> Material supplied:

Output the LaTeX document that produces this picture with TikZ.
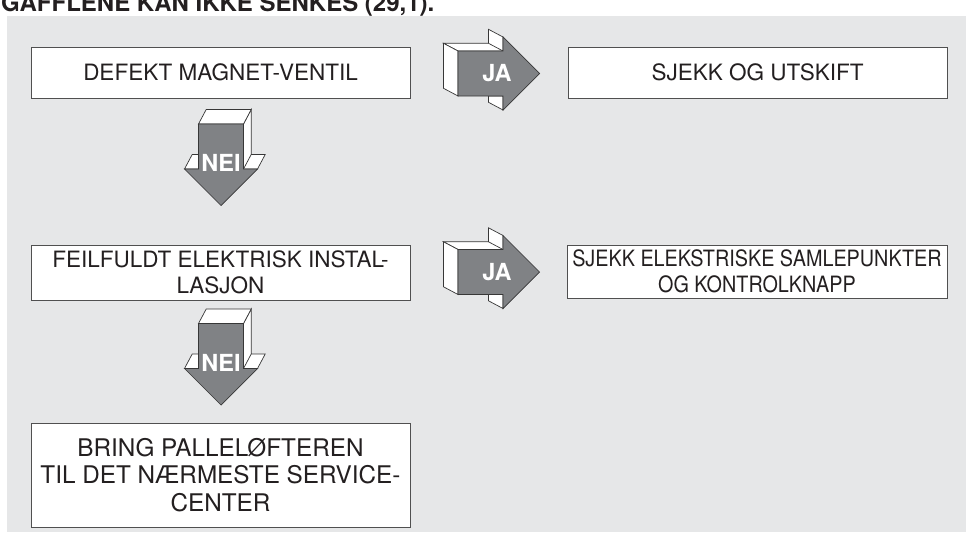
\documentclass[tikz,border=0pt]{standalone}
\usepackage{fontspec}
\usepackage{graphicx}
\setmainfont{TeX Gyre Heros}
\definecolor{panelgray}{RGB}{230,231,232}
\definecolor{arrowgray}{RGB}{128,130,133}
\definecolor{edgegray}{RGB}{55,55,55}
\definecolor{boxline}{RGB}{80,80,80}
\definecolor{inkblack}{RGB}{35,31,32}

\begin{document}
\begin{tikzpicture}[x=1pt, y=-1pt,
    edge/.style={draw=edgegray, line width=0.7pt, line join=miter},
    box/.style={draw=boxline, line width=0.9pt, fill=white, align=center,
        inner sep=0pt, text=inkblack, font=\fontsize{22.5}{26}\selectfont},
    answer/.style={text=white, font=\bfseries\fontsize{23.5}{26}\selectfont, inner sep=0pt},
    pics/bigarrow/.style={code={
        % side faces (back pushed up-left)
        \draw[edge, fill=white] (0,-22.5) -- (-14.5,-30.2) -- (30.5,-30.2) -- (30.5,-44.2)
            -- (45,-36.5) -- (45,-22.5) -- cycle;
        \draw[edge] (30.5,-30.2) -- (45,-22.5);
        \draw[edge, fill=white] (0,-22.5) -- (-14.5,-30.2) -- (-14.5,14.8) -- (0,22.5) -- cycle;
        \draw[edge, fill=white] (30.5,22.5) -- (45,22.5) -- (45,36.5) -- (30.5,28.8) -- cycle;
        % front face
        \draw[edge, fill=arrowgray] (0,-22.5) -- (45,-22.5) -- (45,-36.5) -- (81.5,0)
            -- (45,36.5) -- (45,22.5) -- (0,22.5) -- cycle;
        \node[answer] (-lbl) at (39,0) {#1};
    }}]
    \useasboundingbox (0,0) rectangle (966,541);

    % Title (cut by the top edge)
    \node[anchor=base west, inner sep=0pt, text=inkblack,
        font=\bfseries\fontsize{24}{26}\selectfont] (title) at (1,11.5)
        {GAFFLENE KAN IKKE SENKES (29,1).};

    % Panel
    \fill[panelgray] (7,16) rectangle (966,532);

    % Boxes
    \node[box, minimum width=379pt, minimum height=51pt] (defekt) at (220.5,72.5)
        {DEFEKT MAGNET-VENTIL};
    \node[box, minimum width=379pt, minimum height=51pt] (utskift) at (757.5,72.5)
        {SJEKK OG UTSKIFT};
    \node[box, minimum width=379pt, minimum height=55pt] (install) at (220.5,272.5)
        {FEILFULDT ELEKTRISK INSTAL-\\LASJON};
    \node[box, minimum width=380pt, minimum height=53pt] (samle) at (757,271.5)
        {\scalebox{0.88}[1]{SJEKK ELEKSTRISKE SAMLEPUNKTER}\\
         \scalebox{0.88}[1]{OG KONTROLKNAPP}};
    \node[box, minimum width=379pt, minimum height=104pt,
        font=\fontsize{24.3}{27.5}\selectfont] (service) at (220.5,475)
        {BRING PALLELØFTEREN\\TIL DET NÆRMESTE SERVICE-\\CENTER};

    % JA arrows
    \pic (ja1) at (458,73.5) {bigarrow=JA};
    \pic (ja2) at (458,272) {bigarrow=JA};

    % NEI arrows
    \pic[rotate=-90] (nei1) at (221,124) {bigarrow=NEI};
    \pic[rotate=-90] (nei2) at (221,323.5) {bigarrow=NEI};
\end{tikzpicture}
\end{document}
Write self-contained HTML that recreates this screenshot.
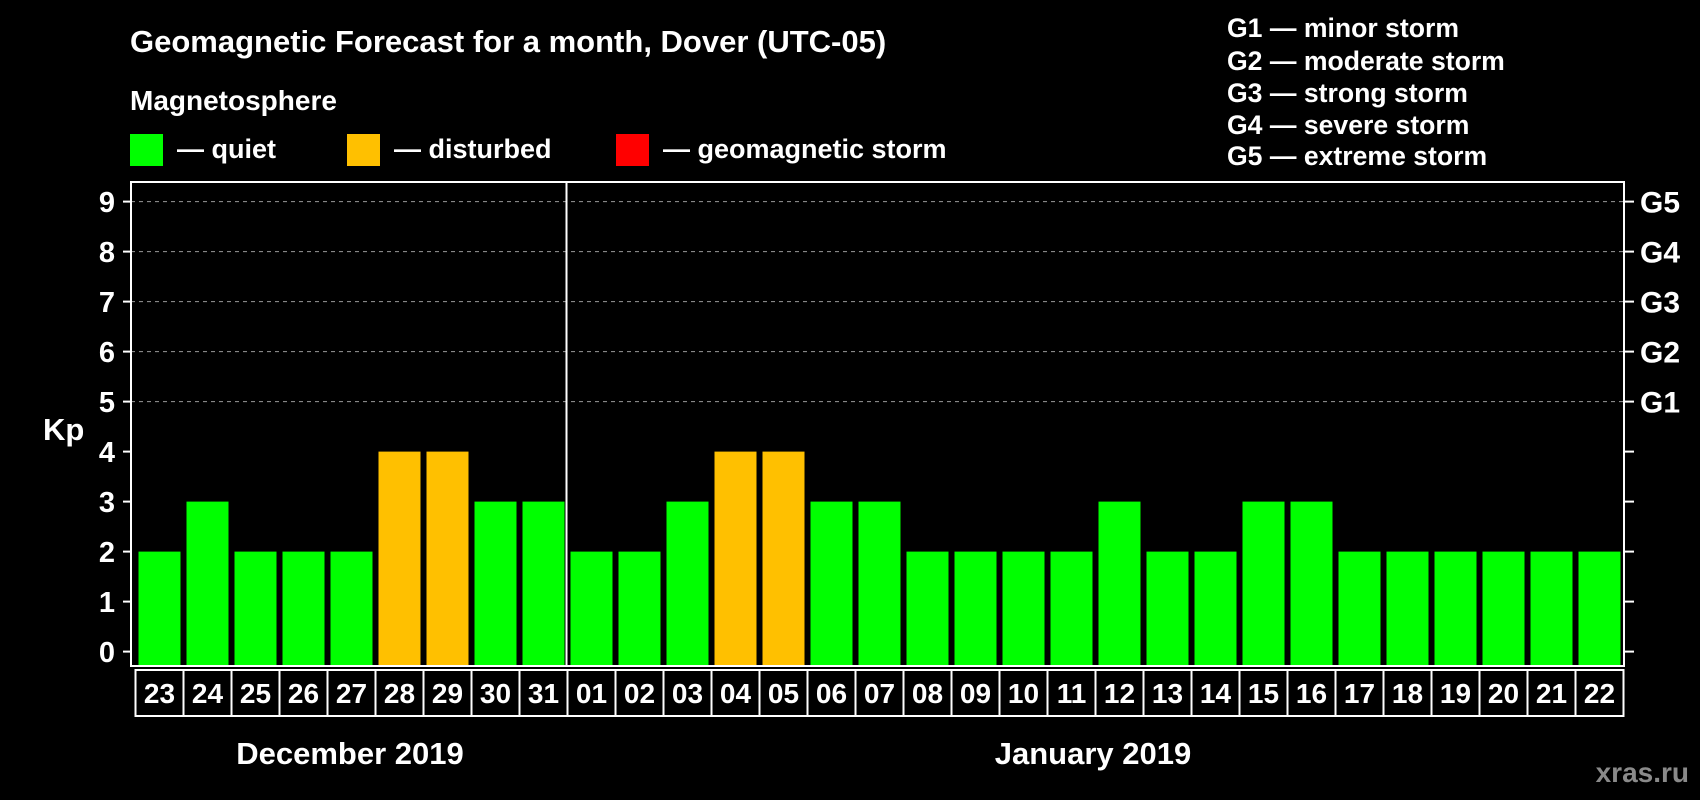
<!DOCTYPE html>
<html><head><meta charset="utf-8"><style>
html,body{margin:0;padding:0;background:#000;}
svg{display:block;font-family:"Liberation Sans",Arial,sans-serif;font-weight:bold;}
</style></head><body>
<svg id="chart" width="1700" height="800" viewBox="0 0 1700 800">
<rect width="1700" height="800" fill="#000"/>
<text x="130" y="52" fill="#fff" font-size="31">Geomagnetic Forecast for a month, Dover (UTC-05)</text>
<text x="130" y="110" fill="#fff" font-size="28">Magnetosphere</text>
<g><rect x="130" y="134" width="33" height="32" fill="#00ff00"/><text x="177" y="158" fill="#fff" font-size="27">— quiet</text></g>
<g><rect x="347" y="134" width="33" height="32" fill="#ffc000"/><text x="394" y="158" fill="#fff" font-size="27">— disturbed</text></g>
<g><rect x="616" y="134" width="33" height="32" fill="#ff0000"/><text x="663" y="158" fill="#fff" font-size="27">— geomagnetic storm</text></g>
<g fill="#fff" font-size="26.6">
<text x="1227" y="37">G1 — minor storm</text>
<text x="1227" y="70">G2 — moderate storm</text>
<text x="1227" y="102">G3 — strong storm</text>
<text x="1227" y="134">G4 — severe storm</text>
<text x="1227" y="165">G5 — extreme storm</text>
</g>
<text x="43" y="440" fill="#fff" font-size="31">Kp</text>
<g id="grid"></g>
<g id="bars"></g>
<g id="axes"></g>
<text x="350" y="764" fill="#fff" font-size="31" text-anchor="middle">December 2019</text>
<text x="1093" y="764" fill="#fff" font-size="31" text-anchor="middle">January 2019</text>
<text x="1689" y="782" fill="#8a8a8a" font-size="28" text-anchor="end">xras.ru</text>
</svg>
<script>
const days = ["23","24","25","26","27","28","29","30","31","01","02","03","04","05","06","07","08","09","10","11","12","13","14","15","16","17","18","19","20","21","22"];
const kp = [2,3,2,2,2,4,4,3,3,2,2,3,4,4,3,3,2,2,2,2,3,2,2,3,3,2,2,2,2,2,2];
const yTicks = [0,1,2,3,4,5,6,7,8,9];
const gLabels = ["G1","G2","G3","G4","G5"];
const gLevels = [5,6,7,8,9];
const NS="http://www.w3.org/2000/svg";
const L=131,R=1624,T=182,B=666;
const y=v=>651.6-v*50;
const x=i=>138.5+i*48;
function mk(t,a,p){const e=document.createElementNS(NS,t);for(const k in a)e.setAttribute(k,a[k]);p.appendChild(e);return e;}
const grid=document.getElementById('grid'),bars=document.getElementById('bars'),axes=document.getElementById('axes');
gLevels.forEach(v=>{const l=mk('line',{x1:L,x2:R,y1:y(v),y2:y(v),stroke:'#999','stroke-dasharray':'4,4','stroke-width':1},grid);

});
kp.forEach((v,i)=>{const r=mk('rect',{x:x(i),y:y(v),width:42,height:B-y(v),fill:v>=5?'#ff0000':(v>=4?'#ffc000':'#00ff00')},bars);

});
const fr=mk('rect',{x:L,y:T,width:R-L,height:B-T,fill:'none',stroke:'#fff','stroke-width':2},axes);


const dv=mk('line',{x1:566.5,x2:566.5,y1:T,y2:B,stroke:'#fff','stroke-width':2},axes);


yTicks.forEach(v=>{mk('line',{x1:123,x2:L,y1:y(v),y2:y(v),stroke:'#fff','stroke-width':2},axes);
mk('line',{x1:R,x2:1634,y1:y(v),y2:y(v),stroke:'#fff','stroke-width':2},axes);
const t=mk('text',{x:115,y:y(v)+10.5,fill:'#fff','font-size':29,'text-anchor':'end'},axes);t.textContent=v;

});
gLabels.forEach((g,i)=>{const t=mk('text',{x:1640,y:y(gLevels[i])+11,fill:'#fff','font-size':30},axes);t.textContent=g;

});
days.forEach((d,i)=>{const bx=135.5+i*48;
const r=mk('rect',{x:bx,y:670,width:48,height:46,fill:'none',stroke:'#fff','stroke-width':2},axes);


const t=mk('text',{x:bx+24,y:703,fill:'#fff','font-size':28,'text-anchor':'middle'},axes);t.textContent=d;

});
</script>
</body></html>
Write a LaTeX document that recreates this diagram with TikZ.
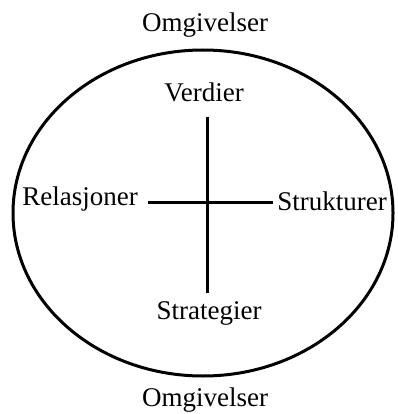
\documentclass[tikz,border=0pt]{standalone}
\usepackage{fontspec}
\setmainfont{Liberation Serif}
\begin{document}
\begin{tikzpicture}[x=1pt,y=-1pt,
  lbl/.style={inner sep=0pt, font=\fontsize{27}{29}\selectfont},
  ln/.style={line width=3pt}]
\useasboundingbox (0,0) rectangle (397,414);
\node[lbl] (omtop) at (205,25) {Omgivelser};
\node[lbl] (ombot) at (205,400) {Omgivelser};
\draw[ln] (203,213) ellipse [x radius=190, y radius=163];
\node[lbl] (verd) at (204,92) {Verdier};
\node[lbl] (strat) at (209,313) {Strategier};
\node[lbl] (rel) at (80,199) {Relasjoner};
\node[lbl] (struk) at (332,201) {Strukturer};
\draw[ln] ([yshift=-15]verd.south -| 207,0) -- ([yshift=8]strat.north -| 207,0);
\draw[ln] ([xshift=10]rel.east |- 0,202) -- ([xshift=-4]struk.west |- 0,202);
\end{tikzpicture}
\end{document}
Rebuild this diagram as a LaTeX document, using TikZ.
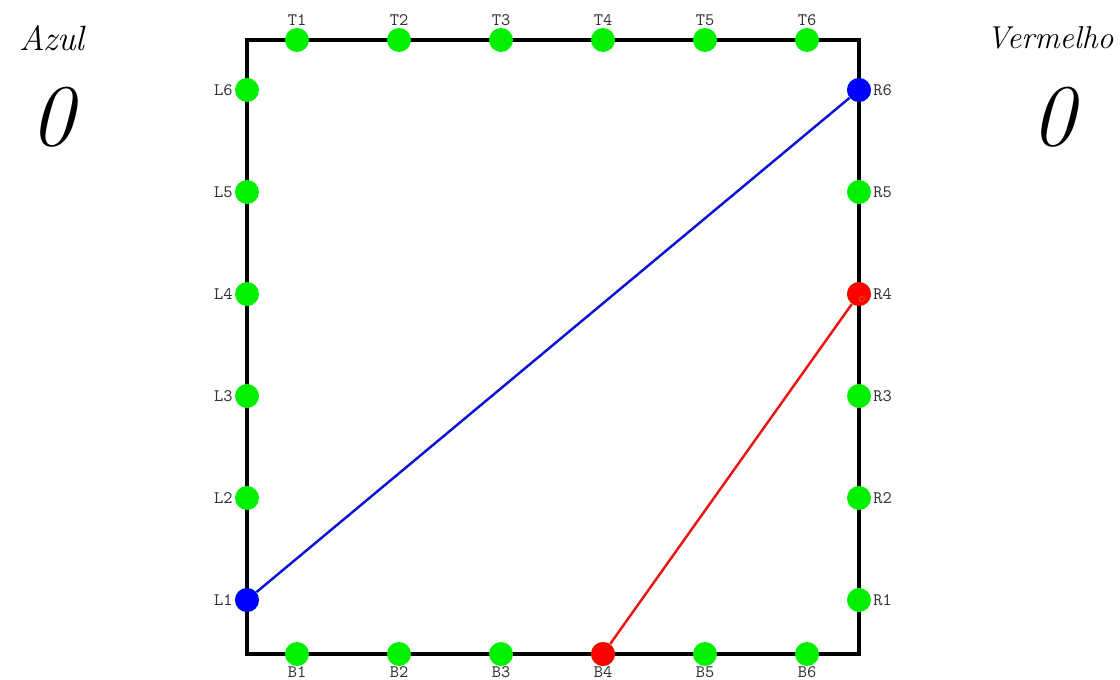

> Exercise brief: Repeat the listing above from its first line through the line that contains "(7,16) rectangle (966,532);", both included, and nothing more. Drop the pictures.

> Task result:
Output the LaTeX document that produces this picture with TikZ.
\documentclass[tikz,border=0pt]{standalone}
\usepackage{fontspec}
\usepackage{graphicx}
\setmainfont{TeX Gyre Heros}
\definecolor{panelgray}{RGB}{230,231,232}
\definecolor{arrowgray}{RGB}{128,130,133}
\definecolor{edgegray}{RGB}{55,55,55}
\definecolor{boxline}{RGB}{80,80,80}
\definecolor{inkblack}{RGB}{35,31,32}

\begin{document}
\begin{tikzpicture}[x=1pt, y=-1pt,
    edge/.style={draw=edgegray, line width=0.7pt, line join=miter},
    box/.style={draw=boxline, line width=0.9pt, fill=white, align=center,
        inner sep=0pt, text=inkblack, font=\fontsize{22.5}{26}\selectfont},
    answer/.style={text=white, font=\bfseries\fontsize{23.5}{26}\selectfont, inner sep=0pt},
    pics/bigarrow/.style={code={
        % side faces (back pushed up-left)
        \draw[edge, fill=white] (0,-22.5) -- (-14.5,-30.2) -- (30.5,-30.2) -- (30.5,-44.2)
            -- (45,-36.5) -- (45,-22.5) -- cycle;
        \draw[edge] (30.5,-30.2) -- (45,-22.5);
        \draw[edge, fill=white] (0,-22.5) -- (-14.5,-30.2) -- (-14.5,14.8) -- (0,22.5) -- cycle;
        \draw[edge, fill=white] (30.5,22.5) -- (45,22.5) -- (45,36.5) -- (30.5,28.8) -- cycle;
        % front face
        \draw[edge, fill=arrowgray] (0,-22.5) -- (45,-22.5) -- (45,-36.5) -- (81.5,0)
            -- (45,36.5) -- (45,22.5) -- (0,22.5) -- cycle;
        \node[answer] (-lbl) at (39,0) {#1};
    }}]
    \useasboundingbox (0,0) rectangle (966,541);

    % Title (cut by the top edge)
    \node[anchor=base west, inner sep=0pt, text=inkblack,
        font=\bfseries\fontsize{24}{26}\selectfont] (title) at (1,11.5)
        {GAFFLENE KAN IKKE SENKES (29,1).};

    % Panel
    \fill[panelgray] (7,16) rectangle (966,532);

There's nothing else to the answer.